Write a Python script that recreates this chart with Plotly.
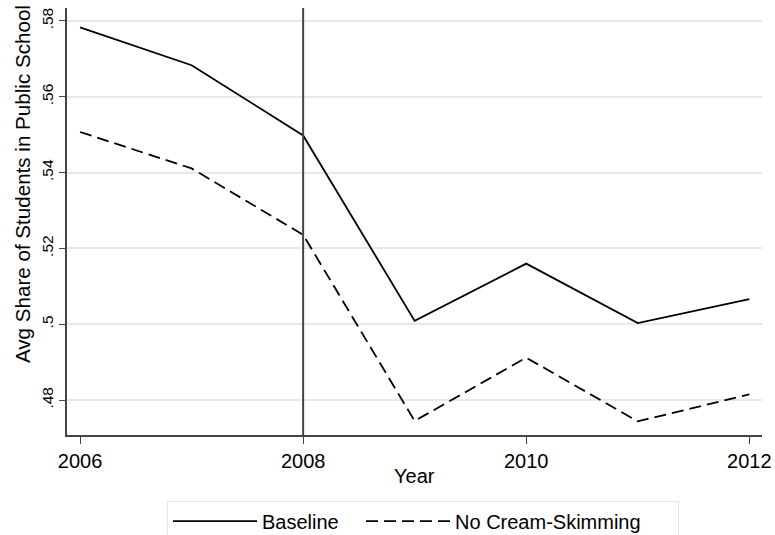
import plotly.graph_objects as go

# Average share of students enrolled in public school, by year
years = [2006, 2007, 2008, 2009, 2010, 2011, 2012]
baseline = [0.5783, 0.5683, 0.5498, 0.5009, 0.5160, 0.5003, 0.5066]
no_cream_skimming = [0.5507, 0.5411, 0.5236, 0.4745, 0.4912, 0.4744, 0.4815]

y_tick_vals = [0.48, 0.50, 0.52, 0.54, 0.56, 0.58]
y_tick_text = [".48", ".5", ".52", ".54", ".56", ".58"]
x_tick_vals = [2006, 2008, 2010, 2012]
policy_year = 2008

FONT = "Liberation Sans, Arial, Helvetica, sans-serif"
AXIS_COLOR = "#444444"

fig = go.Figure()
fig.add_trace(go.Scatter(
    x=years, y=baseline, mode="lines", name="Baseline",
    line=dict(color="black", width=1.8), legendwidth=94,
))
fig.add_trace(go.Scatter(
    x=years, y=no_cream_skimming, mode="lines", name="No Cream-Skimming",
    line=dict(color="black", width=1.8, dash="12px,6px"), legendwidth=218,
))

# vertical reference line at the policy year
fig.add_shape(type="line", xref="x", yref="paper",
              x0=policy_year, x1=policy_year, y0=0, y1=1,
              line=dict(color=AXIS_COLOR, width=2), layer="above")

fig.update_xaxes(
    range=[2005.883, 2012.114], tickvals=x_tick_vals,
    showgrid=False, zeroline=False,
    showline=True, linecolor=AXIS_COLOR, linewidth=1.5,
    ticks="outside", ticklen=7, tickwidth=1.2, tickcolor=AXIS_COLOR,
    tickfont=dict(family=FONT, size=20, color="black"),
)
fig.update_yaxes(
    range=[0.4708, 0.5834], tickvals=y_tick_vals, ticktext=y_tick_text,
    showgrid=True, gridcolor="#e8e8e8", gridwidth=1.5, zeroline=False,
    showline=True, linecolor=AXIS_COLOR, linewidth=1.5,
    ticks="outside", ticklen=6, tickwidth=1.2, tickcolor=AXIS_COLOR,
    tickangle=-90, tickfont=dict(family=FONT, size=15.5, color="black"),
)

fig.add_annotation(text="Avg Share of Students in Public School",
                   xref="paper", yref="paper", x=-0.0647, y=0.5878,
                   xanchor="center", yanchor="middle", textangle=-90,
                   showarrow=False, font=dict(family=FONT, size=20.6, color="black"))
fig.add_annotation(text="Year", xref="paper", yref="paper", x=0.5, y=-0.096,
                   xanchor="center", yanchor="middle", showarrow=False,
                   font=dict(family=FONT, size=20, color="black"))

fig.update_layout(
    width=775, height=535,
    margin=dict(l=67, r=13, t=8, b=100, autoexpand=False),
    paper_bgcolor="white", plot_bgcolor="white",
    showlegend=True,
    legend=dict(
        orientation="h", x=0.1439, y=-0.1539, xanchor="left", yanchor="top",
        bordercolor="#e4e4e4", borderwidth=1, bgcolor="white",
        font=dict(family=FONT, size=20, color="black"),
        itemwidth=84,
    ),
)

fig.write_html("out.html")
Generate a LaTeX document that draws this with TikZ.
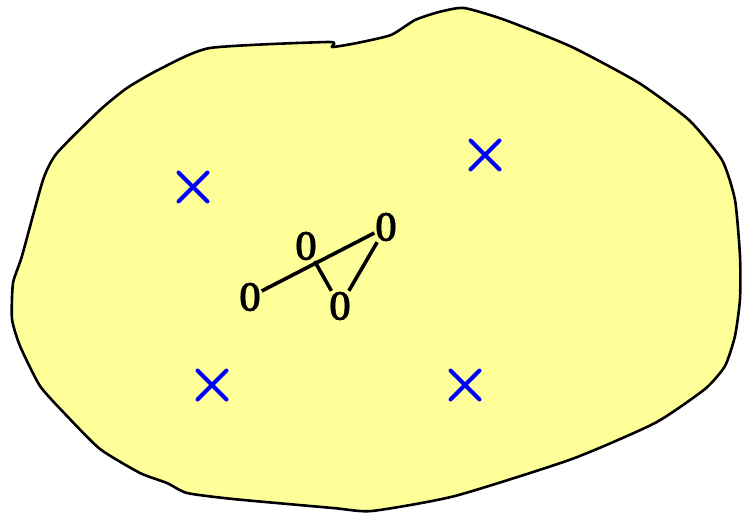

*Exercise objective*:
Leave the pictures out and output the rest of the listing exactly.

*Finished exercise*:
Write a Python script that recreates this chart with Plotly.
import plotly.graph_objects as go

# Average share of students enrolled in public school, by year
years = [2006, 2007, 2008, 2009, 2010, 2011, 2012]
baseline = [0.5783, 0.5683, 0.5498, 0.5009, 0.5160, 0.5003, 0.5066]
no_cream_skimming = [0.5507, 0.5411, 0.5236, 0.4745, 0.4912, 0.4744, 0.4815]

y_tick_vals = [0.48, 0.50, 0.52, 0.54, 0.56, 0.58]
y_tick_text = [".48", ".5", ".52", ".54", ".56", ".58"]
x_tick_vals = [2006, 2008, 2010, 2012]
policy_year = 2008

FONT = "Liberation Sans, Arial, Helvetica, sans-serif"
AXIS_COLOR = "#444444"

fig = go.Figure()
fig.add_trace(go.Scatter(
    x=years, y=baseline, mode="lines", name="Baseline",
    line=dict(color="black", width=1.8), legendwidth=94,
))
fig.add_trace(go.Scatter(
    x=years, y=no_cream_skimming, mode="lines", name="No Cream-Skimming",
    line=dict(color="black", width=1.8, dash="12px,6px"), legendwidth=218,
))

# vertical reference line at the policy year
fig.add_shape(type="line", xref="x", yref="paper",
              x0=policy_year, x1=policy_year, y0=0, y1=1,
              line=dict(color=AXIS_COLOR, width=2), layer="above")

fig.update_xaxes(
    range=[2005.883, 2012.114], tickvals=x_tick_vals,
    showgrid=False, zeroline=False,
    showline=True, linecolor=AXIS_COLOR, linewidth=1.5,
    ticks="outside", ticklen=7, tickwidth=1.2, tickcolor=AXIS_COLOR,
    tickfont=dict(family=FONT, size=20, color="black"),
)
fig.update_yaxes(
    range=[0.4708, 0.5834], tickvals=y_tick_vals, ticktext=y_tick_text,
    showgrid=True, gridcolor="#e8e8e8", gridwidth=1.5, zeroline=False,
    showline=True, linecolor=AXIS_COLOR, linewidth=1.5,
    ticks="outside", ticklen=6, tickwidth=1.2, tickcolor=AXIS_COLOR,
    tickangle=-90, tickfont=dict(family=FONT, size=15.5, color="black"),
)

fig.add_annotation(text="Avg Share of Students in Public School",
                   xref="paper", yref="paper", x=-0.0647, y=0.5878,
                   xanchor="center", yanchor="middle", textangle=-90,
                   showarrow=False, font=dict(family=FONT, size=20.6, color="black"))
fig.add_annotation(text="Year", xref="paper", yref="paper", x=0.5, y=-0.096,
                   xanchor="center", yanchor="middle", showarrow=False,
                   font=dict(family=FONT, size=20, color="black"))

fig.update_layout(
    width=775, height=535,
    margin=dict(l=67, r=13, t=8, b=100, autoexpand=False),
    paper_bgcolor="white", plot_bgcolor="white",
    showlegend=True,
    legend=dict(
        orientation="h", x=0.1439, y=-0.1539, xanchor="left", yanchor="top",
        bordercolor="#e4e4e4", borderwidth=1, bgcolor="white",
        font=dict(family=FONT, size=20, color="black"),
        itemwidth=84,
    ),
)

fig.write_html("out.html")
Generate a LaTeX document that draws this with TikZ.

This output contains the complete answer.